--- Start of DATA BLOCK ---
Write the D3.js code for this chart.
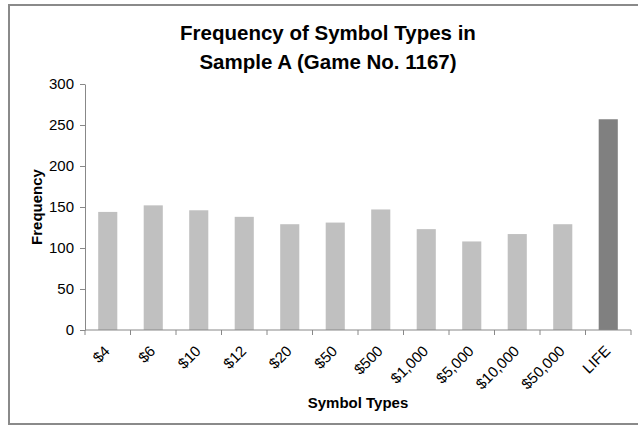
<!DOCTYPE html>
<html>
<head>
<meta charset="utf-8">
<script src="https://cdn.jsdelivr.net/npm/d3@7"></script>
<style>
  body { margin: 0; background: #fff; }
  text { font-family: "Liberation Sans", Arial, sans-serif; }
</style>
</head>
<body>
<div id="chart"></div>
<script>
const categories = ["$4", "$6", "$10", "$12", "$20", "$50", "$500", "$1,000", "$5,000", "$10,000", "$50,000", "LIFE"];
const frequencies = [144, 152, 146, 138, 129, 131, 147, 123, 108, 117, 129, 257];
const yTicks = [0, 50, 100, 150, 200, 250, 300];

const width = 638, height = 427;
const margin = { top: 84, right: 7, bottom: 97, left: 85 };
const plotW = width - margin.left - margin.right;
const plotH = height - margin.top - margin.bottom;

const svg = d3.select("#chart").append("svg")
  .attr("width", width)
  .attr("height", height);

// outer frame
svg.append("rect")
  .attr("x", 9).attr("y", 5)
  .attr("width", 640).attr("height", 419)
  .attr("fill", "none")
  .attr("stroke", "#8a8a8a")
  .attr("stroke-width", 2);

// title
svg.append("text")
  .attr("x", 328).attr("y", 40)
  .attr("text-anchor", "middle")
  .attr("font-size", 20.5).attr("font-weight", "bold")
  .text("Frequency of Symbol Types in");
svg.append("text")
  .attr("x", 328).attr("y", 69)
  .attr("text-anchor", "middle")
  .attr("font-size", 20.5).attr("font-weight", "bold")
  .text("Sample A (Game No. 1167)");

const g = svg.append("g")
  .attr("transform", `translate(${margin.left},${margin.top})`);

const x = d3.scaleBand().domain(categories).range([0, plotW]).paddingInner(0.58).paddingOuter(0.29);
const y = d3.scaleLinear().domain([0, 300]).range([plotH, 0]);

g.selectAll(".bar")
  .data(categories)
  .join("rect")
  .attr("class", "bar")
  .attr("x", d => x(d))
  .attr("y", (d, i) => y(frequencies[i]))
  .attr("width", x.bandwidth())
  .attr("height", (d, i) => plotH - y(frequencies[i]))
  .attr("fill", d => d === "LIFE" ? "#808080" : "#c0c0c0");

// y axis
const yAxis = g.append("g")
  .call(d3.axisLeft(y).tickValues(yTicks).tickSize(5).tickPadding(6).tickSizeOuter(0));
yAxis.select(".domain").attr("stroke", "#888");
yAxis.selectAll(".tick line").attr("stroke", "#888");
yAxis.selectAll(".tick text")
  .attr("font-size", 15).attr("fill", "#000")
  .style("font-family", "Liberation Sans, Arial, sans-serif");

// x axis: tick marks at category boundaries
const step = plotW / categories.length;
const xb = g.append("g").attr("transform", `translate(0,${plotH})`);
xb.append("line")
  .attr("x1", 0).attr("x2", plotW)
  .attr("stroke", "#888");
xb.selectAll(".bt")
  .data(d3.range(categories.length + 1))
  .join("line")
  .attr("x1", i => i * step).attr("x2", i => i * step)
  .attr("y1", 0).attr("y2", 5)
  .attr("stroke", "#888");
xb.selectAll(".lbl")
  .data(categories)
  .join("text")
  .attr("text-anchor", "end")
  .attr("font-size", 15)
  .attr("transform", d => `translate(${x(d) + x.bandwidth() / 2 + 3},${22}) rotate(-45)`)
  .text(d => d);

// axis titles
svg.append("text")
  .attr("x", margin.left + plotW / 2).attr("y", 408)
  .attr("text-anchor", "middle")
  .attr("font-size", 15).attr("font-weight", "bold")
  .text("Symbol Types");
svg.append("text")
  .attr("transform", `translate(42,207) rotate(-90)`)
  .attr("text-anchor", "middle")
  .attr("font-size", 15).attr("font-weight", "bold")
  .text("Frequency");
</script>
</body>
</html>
--- End of DATA BLOCK ---
_SET EXERCISE_: Exactly reproduce the run of lines from the start of the listing through the line with "const plotH = height", inclusive; pictures are not copied.

_SOLUTION TO THIS EXERCISE_:
Write the D3.js code for this chart.
<!DOCTYPE html>
<html>
<head>
<meta charset="utf-8">
<script src="https://cdn.jsdelivr.net/npm/d3@7"></script>
<style>
  body { margin: 0; background: #fff; }
  text { font-family: "Liberation Sans", Arial, sans-serif; }
</style>
</head>
<body>
<div id="chart"></div>
<script>
const categories = ["$4", "$6", "$10", "$12", "$20", "$50", "$500", "$1,000", "$5,000", "$10,000", "$50,000", "LIFE"];
const frequencies = [144, 152, 146, 138, 129, 131, 147, 123, 108, 117, 129, 257];
const yTicks = [0, 50, 100, 150, 200, 250, 300];

const width = 638, height = 427;
const margin = { top: 84, right: 7, bottom: 97, left: 85 };
const plotW = width - margin.left - margin.right;
const plotH = height - margin.top - margin.bottom;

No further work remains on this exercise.